What needs to be done: Below is a listing to write out in full, exactly as given, without its pictures.

Source material:
•••
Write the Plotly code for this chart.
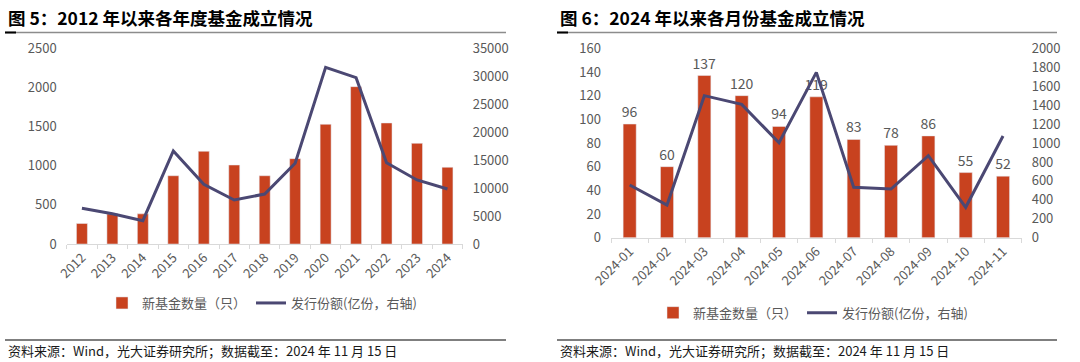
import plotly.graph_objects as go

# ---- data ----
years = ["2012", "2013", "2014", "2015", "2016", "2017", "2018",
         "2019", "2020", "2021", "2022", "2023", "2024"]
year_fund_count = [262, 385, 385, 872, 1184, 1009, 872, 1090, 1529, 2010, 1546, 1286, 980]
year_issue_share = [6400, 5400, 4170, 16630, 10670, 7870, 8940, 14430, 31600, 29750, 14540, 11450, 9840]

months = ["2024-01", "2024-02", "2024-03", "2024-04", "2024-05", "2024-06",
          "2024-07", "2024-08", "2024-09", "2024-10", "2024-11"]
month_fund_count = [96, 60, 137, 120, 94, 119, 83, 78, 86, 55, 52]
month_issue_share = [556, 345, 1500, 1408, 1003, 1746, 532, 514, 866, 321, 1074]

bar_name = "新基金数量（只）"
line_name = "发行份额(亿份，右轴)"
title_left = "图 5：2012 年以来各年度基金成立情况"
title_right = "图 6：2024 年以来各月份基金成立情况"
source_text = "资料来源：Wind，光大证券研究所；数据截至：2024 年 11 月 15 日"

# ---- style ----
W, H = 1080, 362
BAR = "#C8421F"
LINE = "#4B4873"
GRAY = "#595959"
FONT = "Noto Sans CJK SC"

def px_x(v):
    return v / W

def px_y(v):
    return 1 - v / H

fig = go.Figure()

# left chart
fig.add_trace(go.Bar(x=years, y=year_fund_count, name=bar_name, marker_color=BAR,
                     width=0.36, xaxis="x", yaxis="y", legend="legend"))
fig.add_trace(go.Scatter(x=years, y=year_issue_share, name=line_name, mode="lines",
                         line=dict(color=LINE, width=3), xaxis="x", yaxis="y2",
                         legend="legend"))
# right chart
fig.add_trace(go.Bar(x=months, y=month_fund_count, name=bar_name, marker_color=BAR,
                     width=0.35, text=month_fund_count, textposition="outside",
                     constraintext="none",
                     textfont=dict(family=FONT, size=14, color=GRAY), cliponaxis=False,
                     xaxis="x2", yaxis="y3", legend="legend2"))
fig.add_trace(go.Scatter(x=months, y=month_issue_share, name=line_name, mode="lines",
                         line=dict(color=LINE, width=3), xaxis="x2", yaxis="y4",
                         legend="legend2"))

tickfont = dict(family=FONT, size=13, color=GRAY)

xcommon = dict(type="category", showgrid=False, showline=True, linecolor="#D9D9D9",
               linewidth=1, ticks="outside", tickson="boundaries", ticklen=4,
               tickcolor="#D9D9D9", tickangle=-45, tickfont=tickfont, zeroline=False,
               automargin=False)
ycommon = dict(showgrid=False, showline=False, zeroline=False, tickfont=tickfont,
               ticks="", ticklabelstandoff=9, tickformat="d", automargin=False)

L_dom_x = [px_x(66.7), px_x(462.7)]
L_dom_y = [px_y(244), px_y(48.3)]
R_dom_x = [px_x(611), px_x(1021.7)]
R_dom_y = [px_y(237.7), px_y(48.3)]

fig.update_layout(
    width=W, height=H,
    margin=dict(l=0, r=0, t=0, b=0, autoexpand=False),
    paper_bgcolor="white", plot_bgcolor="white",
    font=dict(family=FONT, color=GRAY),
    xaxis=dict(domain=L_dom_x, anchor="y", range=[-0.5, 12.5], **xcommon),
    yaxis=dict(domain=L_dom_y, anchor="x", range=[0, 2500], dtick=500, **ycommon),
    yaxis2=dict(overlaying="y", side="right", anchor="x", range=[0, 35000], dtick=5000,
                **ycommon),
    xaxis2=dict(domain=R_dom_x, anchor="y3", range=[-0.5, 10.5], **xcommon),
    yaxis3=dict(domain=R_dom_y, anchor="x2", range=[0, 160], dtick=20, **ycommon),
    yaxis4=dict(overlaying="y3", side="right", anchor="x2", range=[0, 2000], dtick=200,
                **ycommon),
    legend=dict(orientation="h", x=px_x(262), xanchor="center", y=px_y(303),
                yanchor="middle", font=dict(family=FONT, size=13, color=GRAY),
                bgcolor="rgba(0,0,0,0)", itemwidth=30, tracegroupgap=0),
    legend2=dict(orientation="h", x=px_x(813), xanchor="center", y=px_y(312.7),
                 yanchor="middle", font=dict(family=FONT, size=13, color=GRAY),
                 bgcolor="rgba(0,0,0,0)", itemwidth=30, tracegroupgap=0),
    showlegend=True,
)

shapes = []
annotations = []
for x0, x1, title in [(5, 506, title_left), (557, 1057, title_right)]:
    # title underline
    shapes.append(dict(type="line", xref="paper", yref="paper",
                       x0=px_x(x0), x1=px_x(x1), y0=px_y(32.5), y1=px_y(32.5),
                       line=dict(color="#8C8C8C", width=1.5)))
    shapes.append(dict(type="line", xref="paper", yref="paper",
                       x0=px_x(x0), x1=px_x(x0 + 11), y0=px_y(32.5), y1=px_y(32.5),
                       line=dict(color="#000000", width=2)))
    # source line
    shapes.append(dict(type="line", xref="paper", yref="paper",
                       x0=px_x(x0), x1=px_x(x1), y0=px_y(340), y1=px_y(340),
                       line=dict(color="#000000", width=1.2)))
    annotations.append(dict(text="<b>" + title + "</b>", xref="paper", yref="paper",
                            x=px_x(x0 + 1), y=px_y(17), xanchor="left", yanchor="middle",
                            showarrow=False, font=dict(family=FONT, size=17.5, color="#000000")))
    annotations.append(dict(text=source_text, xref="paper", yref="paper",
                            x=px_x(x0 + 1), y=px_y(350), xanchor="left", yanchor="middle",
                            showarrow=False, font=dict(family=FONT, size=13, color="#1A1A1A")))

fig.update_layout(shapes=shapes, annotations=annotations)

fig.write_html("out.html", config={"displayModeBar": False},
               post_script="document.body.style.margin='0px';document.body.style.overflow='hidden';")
•••
Answer to this problem:
Write the Plotly code for this chart.
import plotly.graph_objects as go

# ---- data ----
years = ["2012", "2013", "2014", "2015", "2016", "2017", "2018",
         "2019", "2020", "2021", "2022", "2023", "2024"]
year_fund_count = [262, 385, 385, 872, 1184, 1009, 872, 1090, 1529, 2010, 1546, 1286, 980]
year_issue_share = [6400, 5400, 4170, 16630, 10670, 7870, 8940, 14430, 31600, 29750, 14540, 11450, 9840]

months = ["2024-01", "2024-02", "2024-03", "2024-04", "2024-05", "2024-06",
          "2024-07", "2024-08", "2024-09", "2024-10", "2024-11"]
month_fund_count = [96, 60, 137, 120, 94, 119, 83, 78, 86, 55, 52]
month_issue_share = [556, 345, 1500, 1408, 1003, 1746, 532, 514, 866, 321, 1074]

bar_name = "新基金数量（只）"
line_name = "发行份额(亿份，右轴)"
title_left = "图 5：2012 年以来各年度基金成立情况"
title_right = "图 6：2024 年以来各月份基金成立情况"
source_text = "资料来源：Wind，光大证券研究所；数据截至：2024 年 11 月 15 日"

# ---- style ----
W, H = 1080, 362
BAR = "#C8421F"
LINE = "#4B4873"
GRAY = "#595959"
FONT = "Noto Sans CJK SC"

def px_x(v):
    return v / W

def px_y(v):
    return 1 - v / H

fig = go.Figure()

# left chart
fig.add_trace(go.Bar(x=years, y=year_fund_count, name=bar_name, marker_color=BAR,
                     width=0.36, xaxis="x", yaxis="y", legend="legend"))
fig.add_trace(go.Scatter(x=years, y=year_issue_share, name=line_name, mode="lines",
                         line=dict(color=LINE, width=3), xaxis="x", yaxis="y2",
                         legend="legend"))
# right chart
fig.add_trace(go.Bar(x=months, y=month_fund_count, name=bar_name, marker_color=BAR,
                     width=0.35, text=month_fund_count, textposition="outside",
                     constraintext="none",
                     textfont=dict(family=FONT, size=14, color=GRAY), cliponaxis=False,
                     xaxis="x2", yaxis="y3", legend="legend2"))
fig.add_trace(go.Scatter(x=months, y=month_issue_share, name=line_name, mode="lines",
                         line=dict(color=LINE, width=3), xaxis="x2", yaxis="y4",
                         legend="legend2"))

tickfont = dict(family=FONT, size=13, color=GRAY)

xcommon = dict(type="category", showgrid=False, showline=True, linecolor="#D9D9D9",
               linewidth=1, ticks="outside", tickson="boundaries", ticklen=4,
               tickcolor="#D9D9D9", tickangle=-45, tickfont=tickfont, zeroline=False,
               automargin=False)
ycommon = dict(showgrid=False, showline=False, zeroline=False, tickfont=tickfont,
               ticks="", ticklabelstandoff=9, tickformat="d", automargin=False)

L_dom_x = [px_x(66.7), px_x(462.7)]
L_dom_y = [px_y(244), px_y(48.3)]
R_dom_x = [px_x(611), px_x(1021.7)]
R_dom_y = [px_y(237.7), px_y(48.3)]

fig.update_layout(
    width=W, height=H,
    margin=dict(l=0, r=0, t=0, b=0, autoexpand=False),
    paper_bgcolor="white", plot_bgcolor="white",
    font=dict(family=FONT, color=GRAY),
    xaxis=dict(domain=L_dom_x, anchor="y", range=[-0.5, 12.5], **xcommon),
    yaxis=dict(domain=L_dom_y, anchor="x", range=[0, 2500], dtick=500, **ycommon),
    yaxis2=dict(overlaying="y", side="right", anchor="x", range=[0, 35000], dtick=5000,
                **ycommon),
    xaxis2=dict(domain=R_dom_x, anchor="y3", range=[-0.5, 10.5], **xcommon),
    yaxis3=dict(domain=R_dom_y, anchor="x2", range=[0, 160], dtick=20, **ycommon),
    yaxis4=dict(overlaying="y3", side="right", anchor="x2", range=[0, 2000], dtick=200,
                **ycommon),
    legend=dict(orientation="h", x=px_x(262), xanchor="center", y=px_y(303),
                yanchor="middle", font=dict(family=FONT, size=13, color=GRAY),
                bgcolor="rgba(0,0,0,0)", itemwidth=30, tracegroupgap=0),
    legend2=dict(orientation="h", x=px_x(813), xanchor="center", y=px_y(312.7),
                 yanchor="middle", font=dict(family=FONT, size=13, color=GRAY),
                 bgcolor="rgba(0,0,0,0)", itemwidth=30, tracegroupgap=0),
    showlegend=True,
)

shapes = []
annotations = []
for x0, x1, title in [(5, 506, title_left), (557, 1057, title_right)]:
    # title underline
    shapes.append(dict(type="line", xref="paper", yref="paper",
                       x0=px_x(x0), x1=px_x(x1), y0=px_y(32.5), y1=px_y(32.5),
                       line=dict(color="#8C8C8C", width=1.5)))
    shapes.append(dict(type="line", xref="paper", yref="paper",
                       x0=px_x(x0), x1=px_x(x0 + 11), y0=px_y(32.5), y1=px_y(32.5),
                       line=dict(color="#000000", width=2)))
    # source line
    shapes.append(dict(type="line", xref="paper", yref="paper",
                       x0=px_x(x0), x1=px_x(x1), y0=px_y(340), y1=px_y(340),
                       line=dict(color="#000000", width=1.2)))
    annotations.append(dict(text="<b>" + title + "</b>", xref="paper", yref="paper",
                            x=px_x(x0 + 1), y=px_y(17), xanchor="left", yanchor="middle",
                            showarrow=False, font=dict(family=FONT, size=17.5, color="#000000")))
    annotations.append(dict(text=source_text, xref="paper", yref="paper",
                            x=px_x(x0 + 1), y=px_y(350), xanchor="left", yanchor="middle",
                            showarrow=False, font=dict(family=FONT, size=13, color="#1A1A1A")))

fig.update_layout(shapes=shapes, annotations=annotations)

fig.write_html("out.html", config={"displayModeBar": False},
               post_script="document.body.style.margin='0px';document.body.style.overflow='hidden';")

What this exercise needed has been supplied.